PROBLEM DETAILS → Up to and including the line with "import plotly.graph_objects as go", write out the listing from its first line, minus the pictures.

DATA EXTRACT →
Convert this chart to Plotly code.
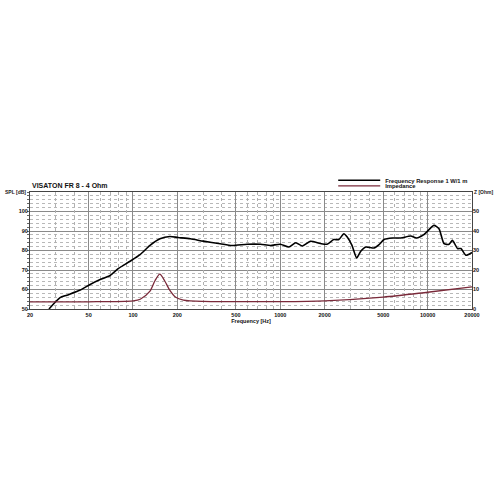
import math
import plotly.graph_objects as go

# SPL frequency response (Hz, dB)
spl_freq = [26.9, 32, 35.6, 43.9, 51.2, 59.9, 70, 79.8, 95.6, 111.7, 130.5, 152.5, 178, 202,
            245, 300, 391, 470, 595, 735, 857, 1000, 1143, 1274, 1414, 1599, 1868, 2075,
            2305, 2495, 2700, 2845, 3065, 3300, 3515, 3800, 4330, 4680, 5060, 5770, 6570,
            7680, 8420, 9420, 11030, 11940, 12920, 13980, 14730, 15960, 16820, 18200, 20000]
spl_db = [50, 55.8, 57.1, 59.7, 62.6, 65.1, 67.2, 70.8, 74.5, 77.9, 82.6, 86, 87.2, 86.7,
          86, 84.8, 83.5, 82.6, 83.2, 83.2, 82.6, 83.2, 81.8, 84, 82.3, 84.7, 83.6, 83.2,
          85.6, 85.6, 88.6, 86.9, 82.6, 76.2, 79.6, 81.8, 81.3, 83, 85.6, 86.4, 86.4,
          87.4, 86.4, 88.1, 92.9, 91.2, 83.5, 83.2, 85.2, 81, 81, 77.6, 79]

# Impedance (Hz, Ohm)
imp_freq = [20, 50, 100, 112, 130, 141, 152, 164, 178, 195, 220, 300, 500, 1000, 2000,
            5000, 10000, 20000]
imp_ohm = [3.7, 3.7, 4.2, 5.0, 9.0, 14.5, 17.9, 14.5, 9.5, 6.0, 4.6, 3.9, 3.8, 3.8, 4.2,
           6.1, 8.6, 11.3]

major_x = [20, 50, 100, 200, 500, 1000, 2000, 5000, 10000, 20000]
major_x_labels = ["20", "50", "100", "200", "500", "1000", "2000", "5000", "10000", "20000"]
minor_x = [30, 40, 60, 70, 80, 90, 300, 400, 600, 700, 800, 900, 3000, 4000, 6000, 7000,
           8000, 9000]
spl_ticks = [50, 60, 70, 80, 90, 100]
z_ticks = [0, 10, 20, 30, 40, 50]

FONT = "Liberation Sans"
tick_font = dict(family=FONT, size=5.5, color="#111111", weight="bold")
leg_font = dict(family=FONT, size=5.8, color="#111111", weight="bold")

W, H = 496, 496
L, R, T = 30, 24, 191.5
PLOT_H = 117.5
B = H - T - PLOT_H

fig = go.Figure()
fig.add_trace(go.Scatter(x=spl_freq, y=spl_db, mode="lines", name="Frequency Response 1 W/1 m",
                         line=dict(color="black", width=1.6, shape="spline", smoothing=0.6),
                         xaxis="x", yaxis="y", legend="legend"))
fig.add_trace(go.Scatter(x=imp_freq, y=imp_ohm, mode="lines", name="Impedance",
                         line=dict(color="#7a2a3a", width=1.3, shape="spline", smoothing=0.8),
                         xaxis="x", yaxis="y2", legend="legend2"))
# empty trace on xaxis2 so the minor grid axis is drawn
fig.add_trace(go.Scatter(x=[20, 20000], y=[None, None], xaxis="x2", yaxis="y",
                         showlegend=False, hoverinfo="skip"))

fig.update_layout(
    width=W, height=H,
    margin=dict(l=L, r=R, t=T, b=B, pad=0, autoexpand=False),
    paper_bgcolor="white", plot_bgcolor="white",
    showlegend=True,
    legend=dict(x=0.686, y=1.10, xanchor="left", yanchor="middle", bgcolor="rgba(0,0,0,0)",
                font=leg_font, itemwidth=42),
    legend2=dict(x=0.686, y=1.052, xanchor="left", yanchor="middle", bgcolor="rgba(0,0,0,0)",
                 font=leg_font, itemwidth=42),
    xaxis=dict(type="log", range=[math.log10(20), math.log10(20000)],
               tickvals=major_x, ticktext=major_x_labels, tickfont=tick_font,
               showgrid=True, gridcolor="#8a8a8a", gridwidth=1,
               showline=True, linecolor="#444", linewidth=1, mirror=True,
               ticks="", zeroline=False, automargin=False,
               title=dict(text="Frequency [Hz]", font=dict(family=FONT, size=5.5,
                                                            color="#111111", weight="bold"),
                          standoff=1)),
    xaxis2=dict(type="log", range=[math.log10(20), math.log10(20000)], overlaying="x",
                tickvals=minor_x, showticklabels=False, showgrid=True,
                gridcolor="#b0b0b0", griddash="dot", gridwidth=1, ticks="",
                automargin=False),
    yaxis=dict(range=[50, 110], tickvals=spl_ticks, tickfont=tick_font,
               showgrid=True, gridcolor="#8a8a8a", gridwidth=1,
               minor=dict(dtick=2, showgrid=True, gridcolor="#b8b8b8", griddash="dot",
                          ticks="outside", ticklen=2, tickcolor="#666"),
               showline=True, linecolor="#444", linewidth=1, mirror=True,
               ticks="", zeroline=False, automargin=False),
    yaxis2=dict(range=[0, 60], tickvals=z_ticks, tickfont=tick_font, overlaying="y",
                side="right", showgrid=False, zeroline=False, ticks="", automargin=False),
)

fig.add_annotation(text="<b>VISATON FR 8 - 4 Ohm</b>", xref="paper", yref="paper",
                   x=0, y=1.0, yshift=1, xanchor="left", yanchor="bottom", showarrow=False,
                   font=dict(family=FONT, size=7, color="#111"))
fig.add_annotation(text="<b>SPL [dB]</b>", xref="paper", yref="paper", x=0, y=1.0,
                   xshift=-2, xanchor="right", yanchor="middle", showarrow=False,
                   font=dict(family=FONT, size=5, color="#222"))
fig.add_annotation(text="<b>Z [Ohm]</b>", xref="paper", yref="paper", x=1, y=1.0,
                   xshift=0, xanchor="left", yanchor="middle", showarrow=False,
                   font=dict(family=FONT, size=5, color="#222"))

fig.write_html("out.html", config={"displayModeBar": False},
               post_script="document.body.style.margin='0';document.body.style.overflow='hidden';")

CORRECT ANSWER →
Convert this chart to Plotly code.
import math
import plotly.graph_objects as go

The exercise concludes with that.